Vol. 17, No. 31 Week of July 29, 2012

Fairbanks utility costs top urban U.S.

A dependence on crude oil for electricity, heating and transportation combined with record high fuel prices hit Fairbanks hard

The Associated Press

A survey has found that Alaska’s second largest city has by far the highest utility costs among urban areas nationwide.

The data collected by The Council for Community and Economic Research found that residents in Fairbanks pay more than double the national average for utilities, according to the Fairbanks Daily News-Miner.

It says that Fairbanks residents paid nearly 112 percent more than the typical urban resident in 2011.

That far outpaced the second-most expensive city for utilities. That city was Juneau, where residents paid 64 percent more than the average.

Fairbanks relies heavily on oil for both heating and electric generation. Rising oil prices have directly caused a spike in utility costs in recent years, said Neal Fried, an economist with the Alaska Department of Labor and Workforce Development.

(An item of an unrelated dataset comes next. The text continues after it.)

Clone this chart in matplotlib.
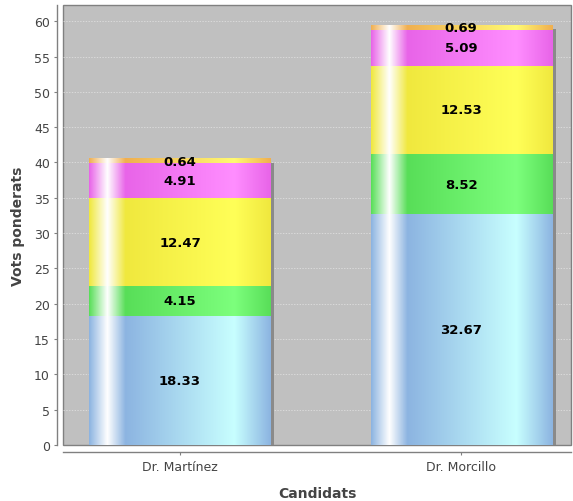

Many areas of the U.S. are benefiting from historic low prices in natural gas, which is the most common energy source in most areas but not Fairbanks.

“Anywhere that uses fuel oil in Alaska felt that spike — and for that matter, elsewhere in the country as well,” Fried said. “But most places in the country heat with gas, which helps them out.”

The survey looked at 314 cities in the U.S. It included information from four urban areas in Alaska — Anchorage, Fairbanks, Juneau and Kodiak. Anchorage, which benefits from a cheap supply of local natural gas, paid 2 percent less than the national average for utilities. Kodiak paid 52 percent above the average.

Things could be worse for Alaska urbanites. They could live in the Bush.

In January, the Alaska Department of Commerce collected price data for heating fuel and gasoline in 100 communities in Alaska, and reported that almost all rural areas have much higher utility costs than the urban centers. The highest price for heating fuel was reported in Hughes, at $9 per gallon, while the $10 per gallon gasoline in Arctic Village topped that category.